> **Your objective**:
Return the material word for word. Do not include the pictures.

> **Available data**:

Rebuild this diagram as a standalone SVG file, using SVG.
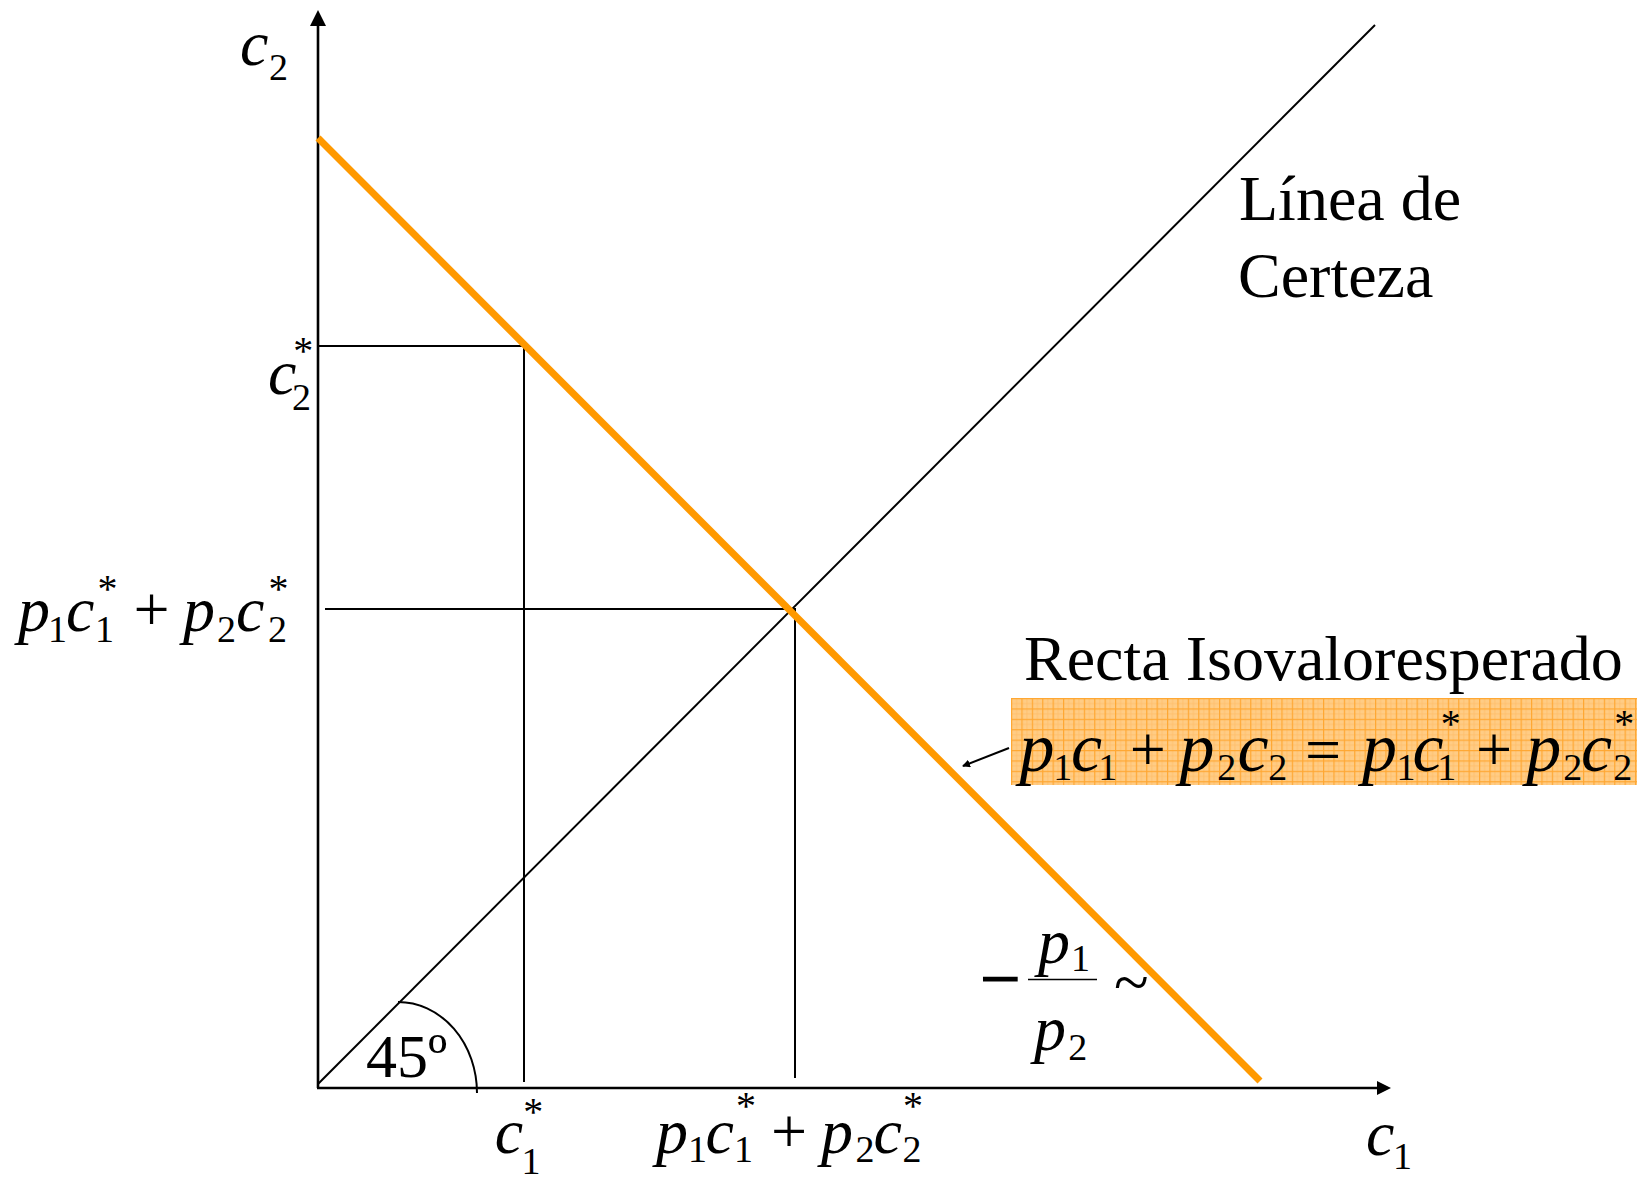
<svg xmlns="http://www.w3.org/2000/svg" width="1637" height="1178" viewBox="0 0 1637 1178">
<style>
.t{font-family:"Liberation Serif","Times New Roman",serif;fill:#000}
.i{font-style:italic}
.m{font-size:64px}
.b{font-size:70px}
.s{font-size:38px}
.a{font-size:40px}
.ln{stroke:#000;stroke-width:2;fill:none}
.ax{stroke:#000;stroke-width:2.6;fill:none}
.or{stroke:#FF9900;stroke-width:7;fill:none}
</style>
<defs>
<pattern id="grid" x="1011" y="698" width="10.4" height="10.4" patternUnits="userSpaceOnUse">
<rect width="10.4" height="10.4" fill="#FFCC85"/>
<rect x="5.2" y="0" width="0.8" height="10.4" fill="#FFBE6A"/>
<rect x="0" y="5.2" width="10.4" height="0.8" fill="#FFBE6A"/>
<rect x="0" y="0" width="1.2" height="10.4" fill="#FFA732"/>
<rect x="0" y="0" width="10.4" height="1.2" fill="#FFA732"/>
</pattern>
<marker id="ah" markerWidth="8" markerHeight="8" refX="7" refY="4" orient="auto" markerUnits="userSpaceOnUse">
<path d="M0,0 L8,4 L0,8 Z" fill="#000"/>
</marker>
</defs>
<rect width="1637" height="1178" fill="#fff"/>

<g id="connectors">
<line class="ax" x1="318" y1="1088" x2="318" y2="22"/>
<polygon points="318,10 310,26 326,26" fill="#000"/>
<line class="ax" x1="317" y1="1088" x2="1379" y2="1088"/>
<polygon points="1391,1088 1377,1081 1377,1095" fill="#000"/>
<line class="ln" x1="318" y1="1084" x2="1375" y2="25"/>
<polyline class="ln" points="318,346 524,346 524,1082"/>
<polyline class="ln" points="325,609 795,609 795,1078"/>
<path class="ln" d="M398,1002 A79,91 0 0 1 477,1093"/>
<line class="or" x1="318" y1="138" x2="1260" y2="1081"/>
<line x1="1009" y1="748" x2="963" y2="766" stroke="#000" stroke-width="2" marker-end="url(#ah)"/>
</g>

<g id="box">
<rect x="1011" y="698" width="626" height="87" fill="url(#grid)"/>
</g>

<g id="label-c2">
<text class="t i m" x="240" y="65">c</text>
<text class="t s" x="269" y="80">2</text>
</g>

<g id="label-c2star">
<text class="t i m" x="268" y="394">c</text>
<text class="t s" x="292" y="410">2</text>
<text class="t a" x="293.3" y="364">*</text>
</g>

<g id="label-left-sum">
<text class="t i m" x="18" y="631">p</text>
<text class="t s" x="48" y="642">1</text>
<text class="t i m" x="66" y="631">c</text>
<text class="t s" x="95" y="642">1</text>
<text class="t a" x="97.5" y="602">*</text>
<text class="t m" x="133.5" y="631">+</text>
<text class="t i m" x="183" y="631">p</text>
<text class="t s" x="217" y="642">2</text>
<text class="t i m" x="236" y="631">c</text>
<text class="t s" x="268" y="642">2</text>
<text class="t a" x="268.5" y="602">*</text>
</g>

<g id="label-linea">
<text class="t m" x="1239" y="220">Línea de</text>
<text class="t m" x="1238" y="297">Certeza</text>
</g>

<g id="label-recta">
<text class="t m" x="1024" y="680">Recta Isovaloresperado</text>
</g>

<g id="label-equation">
<text class="t i b" x="1019.5" y="771">p</text>
<text class="t s" x="1053.2" y="780">1</text>
<text class="t i b" x="1071" y="771">c</text>
<text class="t s" x="1098.2" y="780">1</text>
<text class="t m" x="1129.7" y="771">+</text>
<text class="t i b" x="1179.5" y="771">p</text>
<text class="t s" x="1217.3" y="780">2</text>
<text class="t i b" x="1237.6" y="771">c</text>
<text class="t s" x="1268.2" y="780">2</text>
<text class="t m" x="1305" y="771">=</text>
<text class="t i b" x="1362" y="771">p</text>
<text class="t s" x="1396.5" y="780">1</text>
<text class="t i b" x="1412.6" y="771">c</text>
<text class="t s" x="1437.3" y="780">1</text>
<text class="t a" x="1440.8" y="737">*</text>
<text class="t m" x="1476" y="771">+</text>
<text class="t i b" x="1526.2" y="771">p</text>
<text class="t s" x="1563.2" y="780">2</text>
<text class="t i b" x="1581" y="771">c</text>
<text class="t s" x="1613.2" y="780">2</text>
<text class="t a" x="1614.2" y="737">*</text>
</g>

<g id="label-slope">
<text class="t" x="980" y="1003" font-size="72" stroke="#000" stroke-width="1.2">−</text>
<line x1="1028" y1="979.5" x2="1097" y2="979.5" stroke="#000" stroke-width="1.5"/>
<text class="t i m" x="1038" y="963">p</text>
<text class="t s" x="1071" y="971">1</text>
<text class="t i m" x="1034" y="1050">p</text>
<text class="t s" x="1068.3" y="1060">2</text>
<text class="t m" x="1114" y="1004">~</text>
</g>

<g id="label-45">
<text class="t" x="366" y="1077" font-size="62">45º</text>
</g>

<g id="label-c1star">
<text class="t i m" x="494.8" y="1153">c</text>
<text class="t s" x="521.5" y="1174">1</text>
<text class="t a" x="523.3" y="1125">*</text>
</g>

<g id="label-bottom-sum">
<text class="t i m" x="656" y="1153">p</text>
<text class="t s" x="688" y="1162">1</text>
<text class="t i m" x="705.5" y="1153">c</text>
<text class="t s" x="734" y="1162">1</text>
<text class="t a" x="736" y="1119">*</text>
<text class="t m" x="771" y="1153">+</text>
<text class="t i m" x="821" y="1153">p</text>
<text class="t s" x="855.5" y="1162">2</text>
<text class="t i m" x="873.5" y="1153">c</text>
<text class="t s" x="902.5" y="1162">2</text>
<text class="t a" x="903" y="1119">*</text>
</g>

<g id="label-c1">
<text class="t i m" x="1366" y="1155">c</text>
<text class="t s" x="1393" y="1169">1</text>
</g>
</svg>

> **Task response**:
Rebuild this diagram as a standalone SVG file, using SVG.
<svg xmlns="http://www.w3.org/2000/svg" width="1637" height="1178" viewBox="0 0 1637 1178">
<style>
.t{font-family:"Liberation Serif","Times New Roman",serif;fill:#000}
.i{font-style:italic}
.m{font-size:64px}
.b{font-size:70px}
.s{font-size:38px}
.a{font-size:40px}
.ln{stroke:#000;stroke-width:2;fill:none}
.ax{stroke:#000;stroke-width:2.6;fill:none}
.or{stroke:#FF9900;stroke-width:7;fill:none}
</style>
<defs>
<pattern id="grid" x="1011" y="698" width="10.4" height="10.4" patternUnits="userSpaceOnUse">
<rect width="10.4" height="10.4" fill="#FFCC85"/>
<rect x="5.2" y="0" width="0.8" height="10.4" fill="#FFBE6A"/>
<rect x="0" y="5.2" width="10.4" height="0.8" fill="#FFBE6A"/>
<rect x="0" y="0" width="1.2" height="10.4" fill="#FFA732"/>
<rect x="0" y="0" width="10.4" height="1.2" fill="#FFA732"/>
</pattern>
<marker id="ah" markerWidth="8" markerHeight="8" refX="7" refY="4" orient="auto" markerUnits="userSpaceOnUse">
<path d="M0,0 L8,4 L0,8 Z" fill="#000"/>
</marker>
</defs>
<rect width="1637" height="1178" fill="#fff"/>

<g id="connectors">
<line class="ax" x1="318" y1="1088" x2="318" y2="22"/>
<polygon points="318,10 310,26 326,26" fill="#000"/>
<line class="ax" x1="317" y1="1088" x2="1379" y2="1088"/>
<polygon points="1391,1088 1377,1081 1377,1095" fill="#000"/>
<line class="ln" x1="318" y1="1084" x2="1375" y2="25"/>
<polyline class="ln" points="318,346 524,346 524,1082"/>
<polyline class="ln" points="325,609 795,609 795,1078"/>
<path class="ln" d="M398,1002 A79,91 0 0 1 477,1093"/>
<line class="or" x1="318" y1="138" x2="1260" y2="1081"/>
<line x1="1009" y1="748" x2="963" y2="766" stroke="#000" stroke-width="2" marker-end="url(#ah)"/>
</g>

<g id="box">
<rect x="1011" y="698" width="626" height="87" fill="url(#grid)"/>
</g>

<g id="label-c2">
<text class="t i m" x="240" y="65">c</text>
<text class="t s" x="269" y="80">2</text>
</g>

<g id="label-c2star">
<text class="t i m" x="268" y="394">c</text>
<text class="t s" x="292" y="410">2</text>
<text class="t a" x="293.3" y="364">*</text>
</g>

<g id="label-left-sum">
<text class="t i m" x="18" y="631">p</text>
<text class="t s" x="48" y="642">1</text>
<text class="t i m" x="66" y="631">c</text>
<text class="t s" x="95" y="642">1</text>
<text class="t a" x="97.5" y="602">*</text>
<text class="t m" x="133.5" y="631">+</text>
<text class="t i m" x="183" y="631">p</text>
<text class="t s" x="217" y="642">2</text>
<text class="t i m" x="236" y="631">c</text>
<text class="t s" x="268" y="642">2</text>
<text class="t a" x="268.5" y="602">*</text>
</g>

<g id="label-linea">
<text class="t m" x="1239" y="220">Línea de</text>
<text class="t m" x="1238" y="297">Certeza</text>
</g>

<g id="label-recta">
<text class="t m" x="1024" y="680">Recta Isovaloresperado</text>
</g>

<g id="label-equation">
<text class="t i b" x="1019.5" y="771">p</text>
<text class="t s" x="1053.2" y="780">1</text>
<text class="t i b" x="1071" y="771">c</text>
<text class="t s" x="1098.2" y="780">1</text>
<text class="t m" x="1129.7" y="771">+</text>
<text class="t i b" x="1179.5" y="771">p</text>
<text class="t s" x="1217.3" y="780">2</text>
<text class="t i b" x="1237.6" y="771">c</text>
<text class="t s" x="1268.2" y="780">2</text>
<text class="t m" x="1305" y="771">=</text>
<text class="t i b" x="1362" y="771">p</text>
<text class="t s" x="1396.5" y="780">1</text>
<text class="t i b" x="1412.6" y="771">c</text>
<text class="t s" x="1437.3" y="780">1</text>
<text class="t a" x="1440.8" y="737">*</text>
<text class="t m" x="1476" y="771">+</text>
<text class="t i b" x="1526.2" y="771">p</text>
<text class="t s" x="1563.2" y="780">2</text>
<text class="t i b" x="1581" y="771">c</text>
<text class="t s" x="1613.2" y="780">2</text>
<text class="t a" x="1614.2" y="737">*</text>
</g>

<g id="label-slope">
<text class="t" x="980" y="1003" font-size="72" stroke="#000" stroke-width="1.2">−</text>
<line x1="1028" y1="979.5" x2="1097" y2="979.5" stroke="#000" stroke-width="1.5"/>
<text class="t i m" x="1038" y="963">p</text>
<text class="t s" x="1071" y="971">1</text>
<text class="t i m" x="1034" y="1050">p</text>
<text class="t s" x="1068.3" y="1060">2</text>
<text class="t m" x="1114" y="1004">~</text>
</g>

<g id="label-45">
<text class="t" x="366" y="1077" font-size="62">45º</text>
</g>

<g id="label-c1star">
<text class="t i m" x="494.8" y="1153">c</text>
<text class="t s" x="521.5" y="1174">1</text>
<text class="t a" x="523.3" y="1125">*</text>
</g>

<g id="label-bottom-sum">
<text class="t i m" x="656" y="1153">p</text>
<text class="t s" x="688" y="1162">1</text>
<text class="t i m" x="705.5" y="1153">c</text>
<text class="t s" x="734" y="1162">1</text>
<text class="t a" x="736" y="1119">*</text>
<text class="t m" x="771" y="1153">+</text>
<text class="t i m" x="821" y="1153">p</text>
<text class="t s" x="855.5" y="1162">2</text>
<text class="t i m" x="873.5" y="1153">c</text>
<text class="t s" x="902.5" y="1162">2</text>
<text class="t a" x="903" y="1119">*</text>
</g>

<g id="label-c1">
<text class="t i m" x="1366" y="1155">c</text>
<text class="t s" x="1393" y="1169">1</text>
</g>
</svg>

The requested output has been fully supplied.